§ YOUR INSTRUCTIONS
Look for the line containing "Clone this chart in matplotlib." and the line containing "SERB_COLOR = '#993366'" in the entries below. Copy those two and all lines between them exactly, leaving out pictures.

--- BEGIN ---

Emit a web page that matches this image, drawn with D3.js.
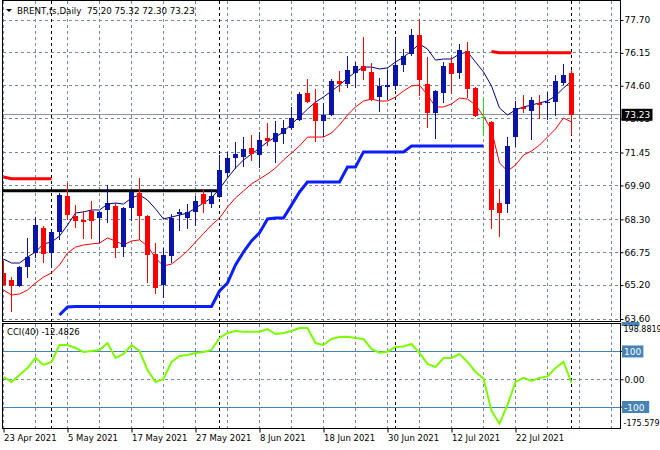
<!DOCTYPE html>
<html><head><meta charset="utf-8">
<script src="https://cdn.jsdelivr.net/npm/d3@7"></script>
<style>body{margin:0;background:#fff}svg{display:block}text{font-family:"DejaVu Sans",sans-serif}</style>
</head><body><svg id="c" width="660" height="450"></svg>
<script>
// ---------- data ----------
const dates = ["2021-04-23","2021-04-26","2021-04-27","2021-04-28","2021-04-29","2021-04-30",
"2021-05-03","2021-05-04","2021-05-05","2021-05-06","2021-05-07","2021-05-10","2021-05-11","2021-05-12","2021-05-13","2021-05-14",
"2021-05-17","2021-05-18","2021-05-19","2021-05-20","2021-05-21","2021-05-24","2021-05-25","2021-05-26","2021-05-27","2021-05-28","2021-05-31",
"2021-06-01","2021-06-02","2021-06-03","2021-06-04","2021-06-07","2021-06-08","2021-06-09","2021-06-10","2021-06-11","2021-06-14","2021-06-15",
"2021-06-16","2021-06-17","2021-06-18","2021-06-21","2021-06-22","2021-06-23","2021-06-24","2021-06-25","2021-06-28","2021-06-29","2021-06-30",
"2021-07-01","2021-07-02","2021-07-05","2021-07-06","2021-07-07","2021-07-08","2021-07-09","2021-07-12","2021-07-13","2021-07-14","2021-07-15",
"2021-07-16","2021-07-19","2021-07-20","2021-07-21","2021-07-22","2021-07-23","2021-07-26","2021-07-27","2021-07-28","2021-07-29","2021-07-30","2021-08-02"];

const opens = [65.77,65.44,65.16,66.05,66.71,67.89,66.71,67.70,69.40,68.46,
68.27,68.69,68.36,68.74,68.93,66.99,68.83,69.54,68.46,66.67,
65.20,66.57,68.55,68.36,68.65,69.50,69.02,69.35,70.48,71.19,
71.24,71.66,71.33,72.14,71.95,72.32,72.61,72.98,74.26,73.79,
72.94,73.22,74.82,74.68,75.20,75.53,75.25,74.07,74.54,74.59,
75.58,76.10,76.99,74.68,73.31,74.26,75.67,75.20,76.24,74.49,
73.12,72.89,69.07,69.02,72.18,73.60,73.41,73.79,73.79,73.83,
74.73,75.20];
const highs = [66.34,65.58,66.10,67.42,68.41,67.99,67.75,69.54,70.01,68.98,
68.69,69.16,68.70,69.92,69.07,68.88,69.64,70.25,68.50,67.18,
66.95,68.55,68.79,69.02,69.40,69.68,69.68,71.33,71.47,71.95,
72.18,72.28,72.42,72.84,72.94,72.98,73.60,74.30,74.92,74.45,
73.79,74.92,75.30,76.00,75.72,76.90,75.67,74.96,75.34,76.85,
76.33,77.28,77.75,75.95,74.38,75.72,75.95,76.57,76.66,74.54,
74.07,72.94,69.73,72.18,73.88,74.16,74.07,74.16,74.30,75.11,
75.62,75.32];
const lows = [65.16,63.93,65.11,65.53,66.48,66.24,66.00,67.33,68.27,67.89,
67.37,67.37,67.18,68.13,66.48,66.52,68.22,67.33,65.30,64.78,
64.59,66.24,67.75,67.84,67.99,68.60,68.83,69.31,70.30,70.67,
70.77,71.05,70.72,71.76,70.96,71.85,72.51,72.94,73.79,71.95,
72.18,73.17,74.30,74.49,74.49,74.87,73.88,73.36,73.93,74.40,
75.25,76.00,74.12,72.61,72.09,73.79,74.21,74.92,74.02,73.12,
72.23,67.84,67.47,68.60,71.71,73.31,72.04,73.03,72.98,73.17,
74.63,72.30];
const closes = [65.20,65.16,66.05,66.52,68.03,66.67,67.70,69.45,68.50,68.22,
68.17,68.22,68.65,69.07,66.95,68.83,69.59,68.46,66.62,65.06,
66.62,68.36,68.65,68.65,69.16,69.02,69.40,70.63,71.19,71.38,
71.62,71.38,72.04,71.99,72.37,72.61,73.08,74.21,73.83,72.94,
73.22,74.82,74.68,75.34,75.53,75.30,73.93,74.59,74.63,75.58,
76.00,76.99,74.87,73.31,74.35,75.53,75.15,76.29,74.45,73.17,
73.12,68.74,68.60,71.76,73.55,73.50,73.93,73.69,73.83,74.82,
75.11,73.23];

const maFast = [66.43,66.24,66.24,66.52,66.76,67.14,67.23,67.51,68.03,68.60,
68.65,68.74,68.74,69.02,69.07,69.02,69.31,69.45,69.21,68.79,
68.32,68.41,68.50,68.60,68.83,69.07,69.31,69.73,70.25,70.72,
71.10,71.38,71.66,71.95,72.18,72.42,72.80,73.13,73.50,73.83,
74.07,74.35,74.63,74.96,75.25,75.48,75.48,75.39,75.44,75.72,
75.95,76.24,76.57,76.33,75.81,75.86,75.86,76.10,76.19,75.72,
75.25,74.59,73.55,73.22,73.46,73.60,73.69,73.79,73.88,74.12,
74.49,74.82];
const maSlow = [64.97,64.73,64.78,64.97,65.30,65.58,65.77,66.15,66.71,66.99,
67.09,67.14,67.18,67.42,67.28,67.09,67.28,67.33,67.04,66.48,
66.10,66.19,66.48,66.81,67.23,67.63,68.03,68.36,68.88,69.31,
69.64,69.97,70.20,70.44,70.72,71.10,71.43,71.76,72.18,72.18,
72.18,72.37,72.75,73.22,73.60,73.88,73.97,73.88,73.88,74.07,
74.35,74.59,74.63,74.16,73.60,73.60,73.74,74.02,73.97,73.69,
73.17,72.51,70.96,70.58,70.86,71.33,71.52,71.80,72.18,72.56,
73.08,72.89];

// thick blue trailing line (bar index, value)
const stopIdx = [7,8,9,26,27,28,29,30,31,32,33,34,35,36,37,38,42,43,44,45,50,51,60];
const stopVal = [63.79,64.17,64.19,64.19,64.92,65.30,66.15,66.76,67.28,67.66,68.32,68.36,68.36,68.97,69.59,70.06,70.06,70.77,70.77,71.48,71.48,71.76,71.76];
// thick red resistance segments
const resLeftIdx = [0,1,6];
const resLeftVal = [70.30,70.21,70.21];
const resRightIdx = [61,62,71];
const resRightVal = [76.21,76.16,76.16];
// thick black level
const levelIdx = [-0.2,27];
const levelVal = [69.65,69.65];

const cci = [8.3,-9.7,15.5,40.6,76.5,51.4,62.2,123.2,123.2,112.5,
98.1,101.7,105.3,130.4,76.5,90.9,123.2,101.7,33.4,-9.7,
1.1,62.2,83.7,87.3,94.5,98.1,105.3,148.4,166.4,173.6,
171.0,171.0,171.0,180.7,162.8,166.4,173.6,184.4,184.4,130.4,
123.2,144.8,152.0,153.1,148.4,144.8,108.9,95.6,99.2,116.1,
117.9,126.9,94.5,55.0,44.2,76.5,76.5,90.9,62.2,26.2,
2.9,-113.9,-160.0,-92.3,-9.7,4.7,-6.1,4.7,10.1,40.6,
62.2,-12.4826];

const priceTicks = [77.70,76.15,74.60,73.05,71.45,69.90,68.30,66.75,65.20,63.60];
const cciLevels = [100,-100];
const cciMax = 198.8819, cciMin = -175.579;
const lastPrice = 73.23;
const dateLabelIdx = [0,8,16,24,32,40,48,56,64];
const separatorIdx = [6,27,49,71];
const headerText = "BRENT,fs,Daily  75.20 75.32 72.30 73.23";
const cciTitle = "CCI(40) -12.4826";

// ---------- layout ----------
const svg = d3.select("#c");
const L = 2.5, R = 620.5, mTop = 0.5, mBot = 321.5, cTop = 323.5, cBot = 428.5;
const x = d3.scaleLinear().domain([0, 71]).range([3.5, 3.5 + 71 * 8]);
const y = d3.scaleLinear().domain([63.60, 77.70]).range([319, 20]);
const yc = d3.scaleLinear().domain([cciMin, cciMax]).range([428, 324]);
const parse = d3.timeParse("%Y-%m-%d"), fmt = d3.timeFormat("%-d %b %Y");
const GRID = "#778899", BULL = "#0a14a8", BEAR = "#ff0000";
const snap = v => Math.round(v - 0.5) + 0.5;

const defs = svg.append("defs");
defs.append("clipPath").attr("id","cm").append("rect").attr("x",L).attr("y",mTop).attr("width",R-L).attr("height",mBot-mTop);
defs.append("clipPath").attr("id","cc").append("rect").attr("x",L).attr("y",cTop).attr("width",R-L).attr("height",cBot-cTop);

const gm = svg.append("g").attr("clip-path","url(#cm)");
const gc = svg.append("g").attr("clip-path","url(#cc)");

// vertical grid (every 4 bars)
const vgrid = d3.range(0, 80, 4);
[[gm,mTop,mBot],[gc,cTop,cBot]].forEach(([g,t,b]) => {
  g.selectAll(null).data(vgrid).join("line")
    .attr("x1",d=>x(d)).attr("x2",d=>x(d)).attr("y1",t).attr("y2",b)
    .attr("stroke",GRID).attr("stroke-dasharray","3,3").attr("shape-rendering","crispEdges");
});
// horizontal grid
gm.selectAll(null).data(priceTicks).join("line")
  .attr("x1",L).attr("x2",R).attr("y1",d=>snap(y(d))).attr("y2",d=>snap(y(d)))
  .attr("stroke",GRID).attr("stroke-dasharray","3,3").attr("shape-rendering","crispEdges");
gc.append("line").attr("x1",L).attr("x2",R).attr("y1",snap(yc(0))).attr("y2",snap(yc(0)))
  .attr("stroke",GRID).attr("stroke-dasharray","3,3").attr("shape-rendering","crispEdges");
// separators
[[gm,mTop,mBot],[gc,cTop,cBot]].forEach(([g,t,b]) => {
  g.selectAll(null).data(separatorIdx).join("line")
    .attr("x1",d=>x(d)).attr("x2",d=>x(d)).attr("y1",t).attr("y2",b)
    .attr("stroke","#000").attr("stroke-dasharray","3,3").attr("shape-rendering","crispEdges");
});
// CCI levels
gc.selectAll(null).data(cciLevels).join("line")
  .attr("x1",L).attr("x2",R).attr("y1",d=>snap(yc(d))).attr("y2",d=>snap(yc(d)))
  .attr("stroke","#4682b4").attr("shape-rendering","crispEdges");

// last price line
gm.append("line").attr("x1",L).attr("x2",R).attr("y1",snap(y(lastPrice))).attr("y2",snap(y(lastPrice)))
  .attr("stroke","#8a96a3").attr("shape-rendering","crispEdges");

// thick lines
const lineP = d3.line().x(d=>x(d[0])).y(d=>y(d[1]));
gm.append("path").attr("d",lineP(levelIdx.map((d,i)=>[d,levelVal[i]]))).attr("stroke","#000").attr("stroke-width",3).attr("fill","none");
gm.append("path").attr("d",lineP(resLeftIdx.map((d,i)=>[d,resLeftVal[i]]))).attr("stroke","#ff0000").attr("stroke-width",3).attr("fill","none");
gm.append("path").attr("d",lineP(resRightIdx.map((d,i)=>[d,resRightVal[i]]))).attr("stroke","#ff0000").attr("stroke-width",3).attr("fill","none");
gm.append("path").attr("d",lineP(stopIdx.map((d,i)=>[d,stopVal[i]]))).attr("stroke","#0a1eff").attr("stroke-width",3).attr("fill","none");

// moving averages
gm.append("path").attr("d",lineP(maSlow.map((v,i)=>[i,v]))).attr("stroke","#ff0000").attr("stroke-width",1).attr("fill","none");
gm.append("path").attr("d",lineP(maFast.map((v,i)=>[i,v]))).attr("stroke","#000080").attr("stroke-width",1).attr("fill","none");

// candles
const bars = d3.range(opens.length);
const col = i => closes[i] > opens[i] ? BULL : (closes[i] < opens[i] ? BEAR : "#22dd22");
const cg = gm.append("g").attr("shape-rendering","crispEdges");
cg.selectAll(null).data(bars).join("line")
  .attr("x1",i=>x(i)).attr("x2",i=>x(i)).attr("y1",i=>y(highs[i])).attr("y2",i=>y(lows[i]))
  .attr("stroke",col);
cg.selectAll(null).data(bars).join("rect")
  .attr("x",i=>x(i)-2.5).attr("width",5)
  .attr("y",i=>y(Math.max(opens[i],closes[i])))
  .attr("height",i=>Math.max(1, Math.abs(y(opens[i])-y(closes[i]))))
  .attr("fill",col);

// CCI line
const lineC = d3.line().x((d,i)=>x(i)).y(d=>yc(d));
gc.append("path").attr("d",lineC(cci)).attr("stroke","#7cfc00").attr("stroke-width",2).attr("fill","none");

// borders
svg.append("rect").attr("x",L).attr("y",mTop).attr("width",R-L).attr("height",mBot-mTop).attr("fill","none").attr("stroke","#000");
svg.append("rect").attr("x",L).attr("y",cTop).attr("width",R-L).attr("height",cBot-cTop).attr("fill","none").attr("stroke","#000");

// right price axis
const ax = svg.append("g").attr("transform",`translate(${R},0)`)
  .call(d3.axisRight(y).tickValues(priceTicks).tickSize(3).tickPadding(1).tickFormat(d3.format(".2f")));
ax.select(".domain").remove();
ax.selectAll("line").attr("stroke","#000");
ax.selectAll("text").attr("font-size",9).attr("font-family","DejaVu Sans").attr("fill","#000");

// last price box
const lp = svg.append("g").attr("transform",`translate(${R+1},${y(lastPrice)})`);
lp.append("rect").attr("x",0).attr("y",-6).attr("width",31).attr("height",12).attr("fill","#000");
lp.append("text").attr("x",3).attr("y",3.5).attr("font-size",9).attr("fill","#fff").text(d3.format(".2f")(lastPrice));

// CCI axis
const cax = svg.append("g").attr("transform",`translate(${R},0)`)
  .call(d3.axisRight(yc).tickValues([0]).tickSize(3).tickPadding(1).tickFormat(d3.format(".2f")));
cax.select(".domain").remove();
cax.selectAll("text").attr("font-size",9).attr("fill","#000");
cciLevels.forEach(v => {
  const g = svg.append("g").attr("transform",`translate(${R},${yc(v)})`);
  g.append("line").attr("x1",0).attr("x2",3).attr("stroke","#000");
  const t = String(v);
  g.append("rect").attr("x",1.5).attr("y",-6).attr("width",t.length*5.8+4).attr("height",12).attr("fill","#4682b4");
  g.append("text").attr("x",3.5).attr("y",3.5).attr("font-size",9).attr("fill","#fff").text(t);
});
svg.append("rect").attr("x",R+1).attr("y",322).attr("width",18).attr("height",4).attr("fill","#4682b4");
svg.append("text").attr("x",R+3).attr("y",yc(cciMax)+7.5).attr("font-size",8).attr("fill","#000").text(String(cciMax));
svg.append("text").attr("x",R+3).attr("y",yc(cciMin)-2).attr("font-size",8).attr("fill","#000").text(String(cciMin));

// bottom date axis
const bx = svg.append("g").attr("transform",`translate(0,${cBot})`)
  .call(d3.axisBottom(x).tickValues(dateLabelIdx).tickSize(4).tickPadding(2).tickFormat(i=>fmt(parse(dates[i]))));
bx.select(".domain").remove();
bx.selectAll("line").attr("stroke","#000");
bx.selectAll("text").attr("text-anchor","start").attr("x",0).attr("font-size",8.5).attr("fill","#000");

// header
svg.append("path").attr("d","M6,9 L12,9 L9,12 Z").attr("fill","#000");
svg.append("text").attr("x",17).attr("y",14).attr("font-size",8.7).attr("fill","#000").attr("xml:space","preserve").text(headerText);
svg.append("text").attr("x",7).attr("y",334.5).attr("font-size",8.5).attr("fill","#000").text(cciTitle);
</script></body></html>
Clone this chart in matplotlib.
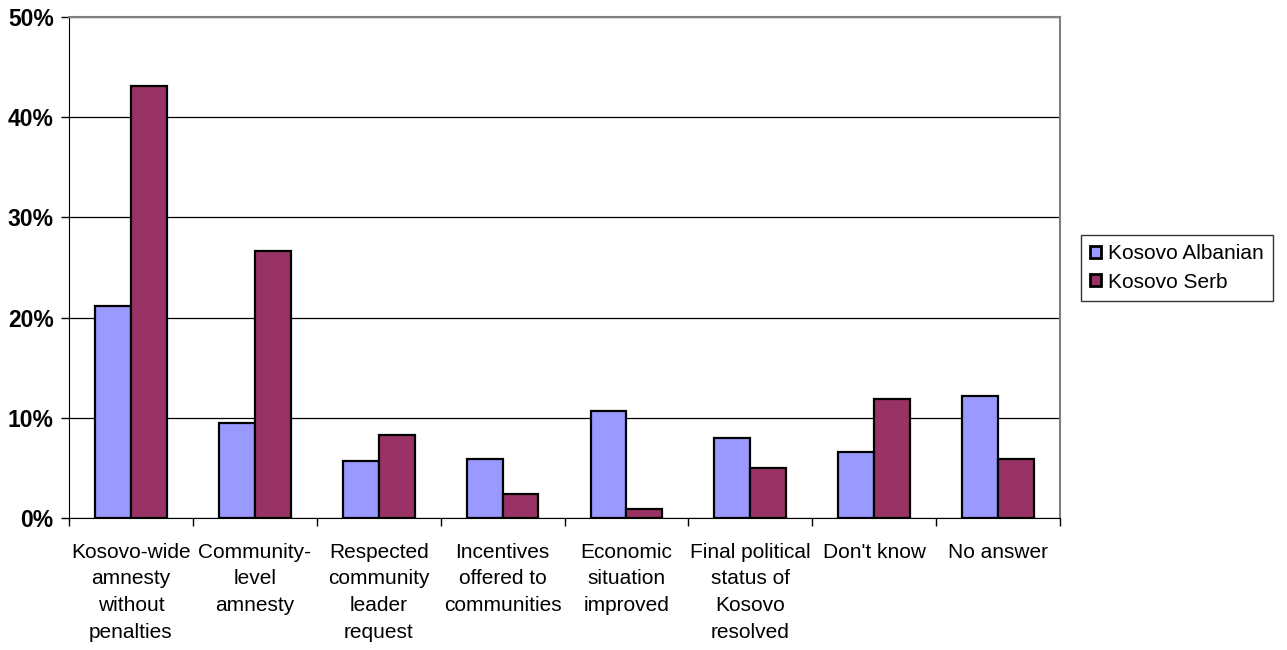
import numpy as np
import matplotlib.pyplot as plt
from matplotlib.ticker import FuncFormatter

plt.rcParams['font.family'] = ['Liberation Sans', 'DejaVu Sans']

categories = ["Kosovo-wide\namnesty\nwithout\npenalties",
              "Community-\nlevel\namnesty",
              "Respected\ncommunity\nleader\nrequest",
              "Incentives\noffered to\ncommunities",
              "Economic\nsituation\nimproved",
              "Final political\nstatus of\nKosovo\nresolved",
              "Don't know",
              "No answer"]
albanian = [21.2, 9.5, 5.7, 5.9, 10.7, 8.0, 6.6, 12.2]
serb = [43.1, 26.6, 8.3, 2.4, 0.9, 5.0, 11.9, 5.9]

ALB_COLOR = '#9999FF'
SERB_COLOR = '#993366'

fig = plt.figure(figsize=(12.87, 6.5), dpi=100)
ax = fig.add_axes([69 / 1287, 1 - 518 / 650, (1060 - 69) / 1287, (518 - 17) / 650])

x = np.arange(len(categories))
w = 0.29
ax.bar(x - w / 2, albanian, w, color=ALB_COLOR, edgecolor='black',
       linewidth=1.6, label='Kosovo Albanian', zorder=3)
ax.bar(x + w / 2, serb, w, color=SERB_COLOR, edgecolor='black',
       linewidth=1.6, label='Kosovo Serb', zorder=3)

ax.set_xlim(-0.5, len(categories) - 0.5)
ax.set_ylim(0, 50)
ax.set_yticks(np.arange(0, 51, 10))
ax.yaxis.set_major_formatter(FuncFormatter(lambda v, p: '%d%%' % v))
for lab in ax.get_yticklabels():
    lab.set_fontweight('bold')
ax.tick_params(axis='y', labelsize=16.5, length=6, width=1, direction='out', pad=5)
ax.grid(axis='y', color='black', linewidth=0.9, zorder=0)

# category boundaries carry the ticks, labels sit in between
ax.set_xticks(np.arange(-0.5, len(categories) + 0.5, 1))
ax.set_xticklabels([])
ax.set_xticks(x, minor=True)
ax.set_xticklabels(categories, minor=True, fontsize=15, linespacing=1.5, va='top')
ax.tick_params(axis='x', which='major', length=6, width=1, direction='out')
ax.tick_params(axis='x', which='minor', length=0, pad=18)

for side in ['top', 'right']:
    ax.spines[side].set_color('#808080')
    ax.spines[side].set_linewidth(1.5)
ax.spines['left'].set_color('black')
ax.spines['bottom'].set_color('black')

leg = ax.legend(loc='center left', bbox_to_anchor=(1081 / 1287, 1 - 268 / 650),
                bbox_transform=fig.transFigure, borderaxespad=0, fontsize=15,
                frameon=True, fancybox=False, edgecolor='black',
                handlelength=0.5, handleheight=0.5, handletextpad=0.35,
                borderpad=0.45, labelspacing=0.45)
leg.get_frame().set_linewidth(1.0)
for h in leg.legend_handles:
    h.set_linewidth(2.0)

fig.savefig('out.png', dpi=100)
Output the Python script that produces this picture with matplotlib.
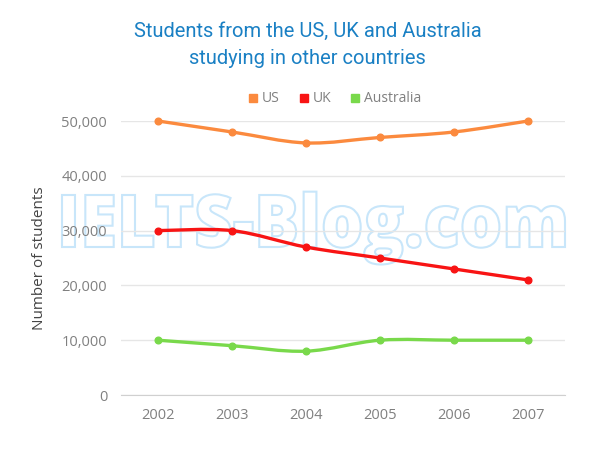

--- END ---

§ RESULT OF THE EXERCISE
Clone this chart in matplotlib.
import numpy as np
import matplotlib.pyplot as plt
from matplotlib.ticker import FuncFormatter

plt.rcParams['font.family'] = ['Liberation Sans', 'DejaVu Sans']

categories = ["Kosovo-wide\namnesty\nwithout\npenalties",
              "Community-\nlevel\namnesty",
              "Respected\ncommunity\nleader\nrequest",
              "Incentives\noffered to\ncommunities",
              "Economic\nsituation\nimproved",
              "Final political\nstatus of\nKosovo\nresolved",
              "Don't know",
              "No answer"]
albanian = [21.2, 9.5, 5.7, 5.9, 10.7, 8.0, 6.6, 12.2]
serb = [43.1, 26.6, 8.3, 2.4, 0.9, 5.0, 11.9, 5.9]

ALB_COLOR = '#9999FF'
SERB_COLOR = '#993366'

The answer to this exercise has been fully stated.